- Your instructions -
From the entries below, reproduce exactly the lines from the one with "Write a web" through the one with "const aprJunAlto = [4.36, -0.17, 1.12];", both included, without images.

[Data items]
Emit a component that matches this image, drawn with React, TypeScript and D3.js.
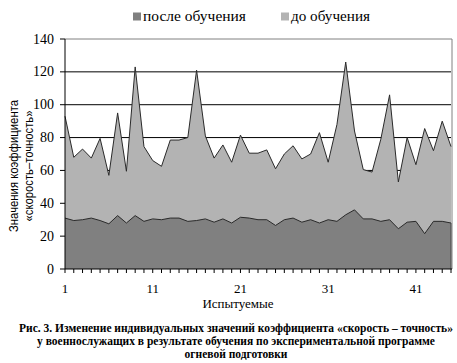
import React from 'react';
import * as d3 from 'd3';

// Values
const subjects = d3.range(1, 46);
const beforeTraining = [
  93, 68, 73, 67.5, 79.5, 57, 95, 59.5, 123, 74.5,
  66, 62.5, 78.5, 78.5, 80, 121, 81, 67.5, 75.5, 65,
  81.5, 70.5, 70.5, 72.5, 61, 70, 75, 67, 70, 83,
  65, 88, 126, 84, 60.5, 59, 79, 106, 53, 80,
  63.5, 85.5, 72, 90, 74.5,
];
const afterTraining = [
  31, 29.5, 30, 31, 29.5, 27.5, 32.5, 28, 32.5, 29,
  30.5, 30, 31, 31, 29, 29.5, 30.5, 28.5, 30.5, 28,
  31.5, 31, 30, 30, 26.5, 30, 31, 28.5, 30, 28,
  30, 29, 33, 36, 30.5, 30.5, 29, 30, 24.5, 28.5,
  29, 21.5, 29, 29, 28,
];
const yTicks = [0, 20, 40, 60, 80, 100, 120, 140];
const xLabels = [1, 11, 21, 31, 41];
const legendItems = [
  { label: 'после обучения', color: '#808080' },
  { label: 'до обучения', color: '#b3b3b3' },
];
const captionLines = [
  'Рис. 3. Изменение индивидуальных значений коэффициента «скорость – точность»',
  'у военнослужащих в результате обучения по экспериментальной программе',
  'огневой подготовки',
];

const W = 457;
const H = 363;
const left = 65;
const right = 451;
const top = 39;
const bottom = 269;

const serif = { fontFamily: "'Liberation Serif', 'Times New Roman', serif" };
const sans = { fontFamily: "'Liberation Sans', Arial, sans-serif" };

export default function App() {
  const x = d3.scalePoint<number>().domain(subjects).range([left, right]);
  const y = d3.scaleLinear().domain([0, 140]).range([bottom, top]);

  const area = (vals: number[]) =>
    d3.area<number>()
      .x((_, i) => x(subjects[i])!)
      .y0(y(0))
      .y1((d) => y(d))(vals) || '';
  const line = (vals: number[]) =>
    d3.line<number>()
      .x((_, i) => x(subjects[i])!)
      .y((d) => y(d))(vals) || '';

  const titleY = 166;

  return (
    <svg width={W} height={H} style={{ position: 'absolute', left: 0, top: 0, background: '#fff' }}>
      {/* legend */}
      <g style={serif} fontSize={15}>
        {legendItems.map((it, i) => {
          const lx = i === 0 ? 133 : 281;
          return (
            <g key={it.label}>
              <rect x={lx} y={12.5} width={8} height={8} fill={it.color} />
              <text x={lx + 10} y={20.5} textLength={i === 0 ? 103 : 79} lengthAdjust="spacingAndGlyphs">{it.label}</text>
            </g>
          );
        })}
      </g>

      {/* gridlines */}
      {yTicks.slice(1, -1).map((t) => (
        <line key={t} x1={left} x2={right} y1={y(t)} y2={y(t)} stroke="#000" strokeWidth={1} />
      ))}
      <line x1={left} x2={right + 1} y1={y(140)} y2={y(140)} stroke="#808080" />
      <line x1={right + 1} x2={right + 1} y1={y(140)} y2={y(0)} stroke="#808080" />

      {/* areas */}
      <path d={area(beforeTraining)} fill="#b3b3b3" />
      <path d={line(beforeTraining)} fill="none" stroke="#2a2a2a" strokeWidth={1} />
      <path d={area(afterTraining)} fill="#808080" />
      <path d={line(afterTraining)} fill="none" stroke="#2a2a2a" strokeWidth={1} />
      <line x1={right} x2={right} y1={y(afterTraining[afterTraining.length - 1])} y2={y(0)} stroke="#444" />

      {/* y axis */}
      <line x1={left} x2={left} y1={top} y2={bottom} stroke="#000" />
      {yTicks.map((t) => (
        <g key={t}>
          <line x1={left - 5} x2={left} y1={y(t)} y2={y(t)} stroke="#000" />
          <text x={54} y={y(t) + 4.5} textAnchor="end" style={serif} fontSize={14}>{t}</text>
        </g>
      ))}

      {/* x axis */}
      <line x1={left} x2={right + 1} y1={bottom} y2={bottom} stroke="#000" />
      {subjects.map((s) => (
        <line key={s} x1={x(s)} x2={x(s)} y1={bottom} y2={bottom + 4} stroke="#000" />
      ))}
      {xLabels.map((s) => (
        <text key={s} x={x(s)} y={293} textAnchor="middle" style={serif} fontSize={13}>{s}</text>
      ))}
      <text x={238} y={308} textAnchor="middle" style={serif} fontSize={13}>Испытуемые</text>

      {/* y title */}
      <g transform={`translate(0,${titleY}) rotate(-90)`} style={sans} fontSize={12} textAnchor="middle">
        <text x={0} y={18} textLength={132} lengthAdjust="spacingAndGlyphs">Значения коэффициента</text>
        <text x={0} y={33} textLength={111} lengthAdjust="spacingAndGlyphs">«скорость–точность»</text>
      </g>

      {/* caption */}
      <g style={serif} fontSize={11.5} fontWeight="bold" textAnchor="middle">
        {captionLines.map((l, i) => (
          <text key={i} x={236} y={331.5 + i * 13}>{l}</text>
        ))}
      </g>
    </svg>
  );
}
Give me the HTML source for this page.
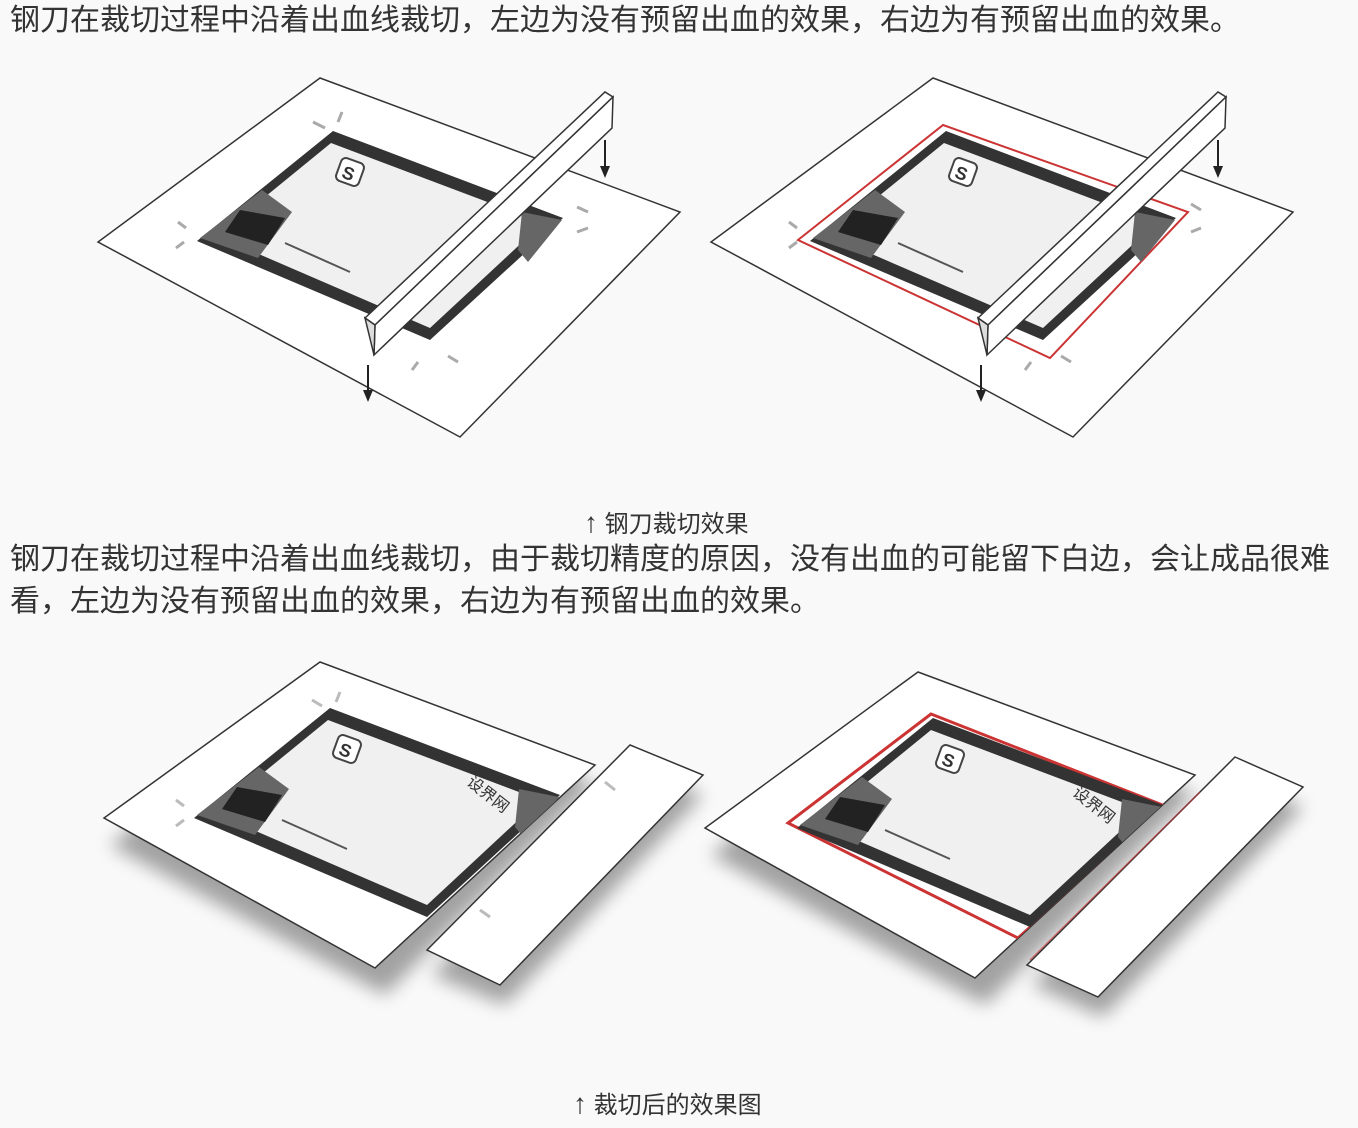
<!DOCTYPE html>
<html><head><meta charset="utf-8"><style>
html,body{margin:0;padding:0;background:#f9f9f9;}
body{width:1358px;height:1128px;position:relative;overflow:hidden;font-family:"Liberation Sans","Noto Sans CJK SC",sans-serif;color:#333;}
.t{position:absolute;left:10px;font-size:30px;line-height:42px;white-space:nowrap;}
.c{position:absolute;font-size:24px;white-space:nowrap;color:#333;}
svg{position:absolute;left:0;top:0;}
</style></head><body>
<div class="t" style="top:0px">钢刀在裁切过程中沿着出血线裁切，左边为没有预留出血的效果，右边为有预留出血的效果。</div>
<div class="c" style="left:584px;top:504px"><span style="font-size:28px">↑</span> 钢刀裁切效果</div>
<div class="t" style="top:539px">钢刀在裁切过程中沿着出血线裁切，由于裁切精度的原因，没有出血的可能留下白边，会让成品很难</div>
<div class="t" style="top:581px">看，左边为没有预留出血的效果，右边为有预留出血的效果。</div>
<div class="c" style="left:573px;top:1085px"><span style="font-size:28px">↑</span> 裁切后的效果图</div>

<svg width="1358" height="1128" viewBox="0 0 1358 1128">
<defs>
<filter id="sh" x="-20%" y="-20%" width="140%" height="150%"><feGaussianBlur stdDeviation="9"/></filter>
<g id="card">
  <polygon points="333,131 563,218 430,340 197,241" fill="#333"/>
  <polygon points="331,143 543,223 430,328 217,236" fill="#f0f0f0"/>
  <polygon points="262,190 292,212 258,258 200,238" fill="#666"/>
  <polygon points="240,210 285,218 268,245 225,232" fill="#222"/>
  <polygon points="522,212 562,220 528,262 518,250" fill="#666"/>
  <rect x="338" y="160" width="24" height="24" rx="5" fill="#fff" stroke="#444" stroke-width="2" transform="rotate(20 350 172)"/>
  <text x="343" y="180" font-size="18" font-weight="bold" fill="#333" transform="rotate(20 350 172)">S</text>
  <line x1="285" y1="243" x2="350" y2="272" stroke="#555" stroke-width="2"/>
</g>
<clipPath id="clBL"><polygon points="320,662 595,765 375,968 104,818"/></clipPath>
<clipPath id="clBR"><polygon points="918,672 1195,775 975,978 705,828"/></clipPath>
</defs>

<!-- top left -->
<polygon points="320,78 680,212 460,437 98,242" fill="#fff" stroke="#333" stroke-width="1.5"/>
<use href="#card"/>
<g stroke="#aaa" stroke-width="3">
<line x1="313" y1="122" x2="325" y2="128"/><line x1="342" y1="112" x2="338" y2="122"/>
<line x1="178" y1="222" x2="186" y2="228"/><line x1="176" y1="248" x2="184" y2="242"/>
<line x1="577" y1="207" x2="588" y2="212"/><line x1="577" y1="232" x2="588" y2="228"/>
<line x1="412" y1="370" x2="418" y2="362"/><line x1="448" y1="356" x2="458" y2="362"/>
</g>
<polygon points="365,318 605,92 613,97 375,325" fill="#fff" stroke="#333" stroke-width="1.5"/>
<polygon points="375,325 613,97 612,128 374,355" fill="#fff" stroke="#333" stroke-width="1.5"/>
<polygon points="365,318 375,325 374,355" fill="#ddd" stroke="#333" stroke-width="1.5"/>
<line x1="605" y1="140" x2="605" y2="170" stroke="#222" stroke-width="2"/><polygon points="600,166 610,166 605,178" fill="#222"/>
<line x1="368" y1="365" x2="368" y2="393" stroke="#222" stroke-width="2"/><polygon points="363,390 373,390 368,402" fill="#222"/>

<!-- top right -->
<g transform="translate(613,0)">
<polygon points="320,78 680,212 460,437 98,242" fill="#fff" stroke="#333" stroke-width="1.5"/>
<polygon points="330,125 575,212 437,358 185,240" fill="none" stroke="#c33" stroke-width="2"/>
<use href="#card"/>
<g stroke="#aaa" stroke-width="3">
<line x1="578" y1="204" x2="588" y2="210"/><line x1="578" y1="232" x2="588" y2="228"/>
<line x1="176" y1="222" x2="184" y2="228"/><line x1="176" y1="248" x2="184" y2="242"/>
<line x1="412" y1="370" x2="418" y2="362"/><line x1="448" y1="356" x2="458" y2="362"/>
</g>
<polygon points="365,318 605,92 613,97 375,325" fill="#fff" stroke="#333" stroke-width="1.5"/>
<polygon points="375,325 613,97 612,128 374,355" fill="#fff" stroke="#333" stroke-width="1.5"/>
<polygon points="365,318 375,325 374,355" fill="#ddd" stroke="#333" stroke-width="1.5"/>
<line x1="605" y1="140" x2="605" y2="170" stroke="#222" stroke-width="2"/><polygon points="600,166 610,166 605,178" fill="#222"/>
<line x1="368" y1="365" x2="368" y2="393" stroke="#222" stroke-width="2"/><polygon points="363,390 373,390 368,402" fill="#222"/>
</g>

<!-- bottom left -->
<polygon points="320,680 595,783 385,995 110,845" fill="#000" opacity="0.35" filter="url(#sh)"/>
<polygon points="630,765 703,795 505,1005 432,975" fill="#000" opacity="0.35" filter="url(#sh)"/>
<polygon points="320,662 595,765 375,968 104,818" fill="#fff" stroke="#333" stroke-width="1.5"/>
<g clip-path="url(#clBL)"><use href="#card" transform="translate(-3,577)"/></g>
<text x="462" y="795" font-size="16" fill="#333" transform="rotate(38 480 795)">设界网</text>
<polygon points="630,745 703,775 500,985 427,950" fill="#fff" stroke="#333" stroke-width="1.5"/>
<g stroke="#bbb" stroke-width="3">
<line x1="176" y1="800" x2="184" y2="806"/><line x1="176" y1="826" x2="184" y2="820"/>
<line x1="312" y1="700" x2="322" y2="706"/><line x1="340" y1="692" x2="336" y2="702"/>
<line x1="605" y1="782" x2="615" y2="790"/><line x1="480" y1="910" x2="490" y2="917"/>
</g>

<!-- bottom right -->
<polygon points="918,690 1195,793 985,1005 711,855" fill="#000" opacity="0.35" filter="url(#sh)"/>
<polygon points="1235,777 1303,807 1103,1017 1032,985" fill="#000" opacity="0.35" filter="url(#sh)"/>
<polygon points="918,672 1195,775 975,978 705,828" fill="#fff" stroke="#333" stroke-width="1.5"/>
<g clip-path="url(#clBR)">
<polygon points="931,714 1165,806 1018,938 788,823" fill="none" stroke="#c33" stroke-width="3"/>
<use href="#card" transform="translate(600,587)"/>
</g>
<text x="1068" y="805" font-size="16" fill="#333" transform="rotate(38 1085 805)">设界网</text>
<polygon points="1235,757 1303,787 1098,997 1027,965" fill="#fff" stroke="#333" stroke-width="1.5"/>
<line x1="1200" y1="792" x2="1030" y2="960" stroke="#c33" stroke-width="1.5" opacity="0.6"/>
</svg>
</body></html>
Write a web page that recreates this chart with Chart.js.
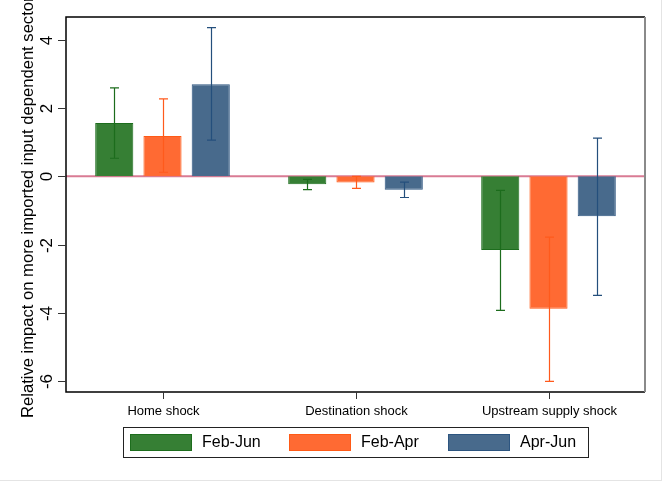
<!DOCTYPE html>
<html>
<head>
<meta charset="utf-8">
<script src="https://cdn.jsdelivr.net/npm/chart.js@4/dist/chart.umd.min.js"></script>
<style>
  html, body { margin: 0; padding: 0; background: #fff; }
  #wrap { position: relative; width: 661px; height: 480px; border-right: 1px solid #e4e4e4; border-bottom: 1px solid #e4e4e4; }
</style>
</head>
<body>
<div id="wrap"><canvas id="grafico"></canvas></div>
<script>
const categorias = ['Home shock', 'Destination shock', 'Upstream supply shock'];
const series = ['Feb-Jun', 'Feb-Apr', 'Apr-Jun'];

const febJun = [1.56, -0.23, -2.16];
const febApr = [1.18, -0.18, -3.88];
const aprJun = [2.70, -0.39, -1.17];

const febJunBaixo = [0.53, -0.39, -3.93];
const febJunAlto = [2.59, -0.09, -0.41];
const febAprBaixo = [0.12, -0.35, -6.01];
const febAprAlto = [2.27, 0.00, -1.78];
const aprJunBaixo = [1.06, -0.62, -3.49];
const aprJunAlto = [4.36, -0.17, 1.12];

const yTicks = [4, 2, 0, -2, -4, -6];
const tituloY = 'Relative impact on more imported input dependent sectors';

const cores = ['#367f34', '#ff6a33', '#486a8c'];
const bordas = ['#1d6d1d', '#ff5a16', '#2d5580'];
const coresErro = ['#1c6c1c', '#ff5a1c', '#244f7c'];
const intervalos = [[febJunBaixo, febJunAlto], [febAprBaixo, febAprAlto], [aprJunBaixo, aprJunAlto]];

const desenhoExtra = {
  id: 'desenhoExtra',
  beforeDatasetsDraw(chart) {
    const { ctx, chartArea: a, scales: { y } } = chart;
    const y0 = y.getPixelForValue(0);
    ctx.save();
    ctx.strokeStyle = '#d97b94';
    ctx.lineWidth = 2;
    ctx.beginPath();
    ctx.moveTo(a.left, y0);
    ctx.lineTo(a.right, y0);
    ctx.stroke();
    ctx.restore();
  },
  afterDatasetsDraw(chart) {
    const { ctx, chartArea: a, scales: { x, y } } = chart;
    ctx.save();

    // barras de erro
    chart.data.datasets.forEach((ds, i) => {
      const meta = chart.getDatasetMeta(i);
      const [baixo, alto] = intervalos[i];
      meta.data.forEach((bar, j) => {
        const px = Math.round(bar.x) + 0.5;
        const yb = y.getPixelForValue(baixo[j]);
        const ya = y.getPixelForValue(alto[j]);
        ctx.strokeStyle = coresErro[i];
        ctx.lineWidth = 1.2;
        ctx.beginPath();
        ctx.moveTo(px, ya); ctx.lineTo(px, yb);
        ctx.moveTo(px - 4.5, ya); ctx.lineTo(px + 4.5, ya);
        ctx.moveTo(px - 4.5, yb); ctx.lineTo(px + 4.5, yb);
        ctx.stroke();
      });
    });

    // moldura
    ctx.lineWidth = 1.5;
    ctx.strokeStyle = '#000';
    ctx.beginPath();
    ctx.moveTo(a.right, a.top); ctx.lineTo(a.left, a.top);
    ctx.lineTo(a.left, a.bottom); ctx.lineTo(a.right, a.bottom);
    ctx.stroke();
    ctx.strokeStyle = '#8a8a8a';
    ctx.lineWidth = 2;
    ctx.beginPath();
    ctx.moveTo(a.right, a.top); ctx.lineTo(a.right, a.bottom);
    ctx.stroke();

    // eixo y
    ctx.strokeStyle = '#333';
    ctx.lineWidth = 1;
    ctx.fillStyle = '#000';
    ctx.font = '17px Arial, "Liberation Sans", sans-serif';
    ctx.textAlign = 'center';
    ctx.textBaseline = 'alphabetic';
    yTicks.forEach(v => {
      const py = Math.round(y.getPixelForValue(v)) + 0.5;
      ctx.beginPath();
      ctx.moveTo(a.left - 8, py); ctx.lineTo(a.left, py);
      ctx.stroke();
      ctx.save();
      ctx.translate(52, py);
      ctx.rotate(-Math.PI / 2);
      ctx.fillText(String(v), 0, 0);
      ctx.restore();
    });

    // titulo y
    ctx.save();
    ctx.font = '16.6px Arial, "Liberation Sans", sans-serif';
    ctx.textAlign = 'left';
    ctx.translate(33, 418);
    ctx.rotate(-Math.PI / 2);
    ctx.fillText(tituloY, 0, 0);
    ctx.restore();

    // eixo x
    ctx.font = '13px Arial, "Liberation Sans", sans-serif';
    ctx.textAlign = 'center';
    ctx.textBaseline = 'alphabetic';
    categorias.forEach((c, j) => {
      const px = Math.round(x.getPixelForValue(j)) + 0.5;
      ctx.beginPath();
      ctx.moveTo(px, a.bottom); ctx.lineTo(px, a.bottom + 7);
      ctx.stroke();
      ctx.fillText(c, px, 415);
    });

    // legenda
    ctx.strokeStyle = '#222';
    ctx.lineWidth = 1;
    ctx.strokeRect(123.5, 427.5, 465, 30);
    ctx.font = '16px Arial, "Liberation Sans", sans-serif';
    ctx.textAlign = 'left';
    ctx.textBaseline = 'middle';
    const xs = [130, 289, 448];
    chart.data.datasets.forEach((ds, i) => {
      ctx.fillStyle = cores[i];
      ctx.fillRect(xs[i], 434, 62, 17);
      ctx.strokeStyle = bordas[i];
      ctx.strokeRect(xs[i] + 0.5, 434.5, 61, 16);
      ctx.fillStyle = '#000';
      ctx.fillText(ds.label, xs[i] + 72, 443);
    });

    ctx.restore();
  }
};

new Chart(document.getElementById('grafico').getContext('2d'), {
  type: 'bar',
  data: {
    labels: categorias,
    datasets: [
      { label: series[0], data: febJun, backgroundColor: cores[0], borderColor: bordas[0], borderWidth: 1 },
      { label: series[1], data: febApr, backgroundColor: cores[1], borderColor: bordas[1], borderWidth: 1 },
      { label: series[2], data: aprJun, backgroundColor: cores[2], borderColor: bordas[2], borderWidth: 1 }
    ]
  },
  options: {
    responsive: true,
    maintainAspectRatio: false,
    animation: false,
    layout: { padding: { left: 66, right: 16, top: 17, bottom: 88 } },
    categoryPercentage: 0.75,
    barPercentage: 0.79,
    plugins: { legend: { display: false }, tooltip: { enabled: false } },
    scales: {
      x: { display: false },
      y: { display: false, min: -6.32, max: 4.67 }
    }
  },
  plugins: [desenhoExtra]
});
</script>
</body>
</html>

- Full response -
Write a web page that recreates this chart with Chart.js.
<!DOCTYPE html>
<html>
<head>
<meta charset="utf-8">
<script src="https://cdn.jsdelivr.net/npm/chart.js@4/dist/chart.umd.min.js"></script>
<style>
  html, body { margin: 0; padding: 0; background: #fff; }
  #wrap { position: relative; width: 661px; height: 480px; border-right: 1px solid #e4e4e4; border-bottom: 1px solid #e4e4e4; }
</style>
</head>
<body>
<div id="wrap"><canvas id="grafico"></canvas></div>
<script>
const categorias = ['Home shock', 'Destination shock', 'Upstream supply shock'];
const series = ['Feb-Jun', 'Feb-Apr', 'Apr-Jun'];

const febJun = [1.56, -0.23, -2.16];
const febApr = [1.18, -0.18, -3.88];
const aprJun = [2.70, -0.39, -1.17];

const febJunBaixo = [0.53, -0.39, -3.93];
const febJunAlto = [2.59, -0.09, -0.41];
const febAprBaixo = [0.12, -0.35, -6.01];
const febAprAlto = [2.27, 0.00, -1.78];
const aprJunBaixo = [1.06, -0.62, -3.49];
const aprJunAlto = [4.36, -0.17, 1.12];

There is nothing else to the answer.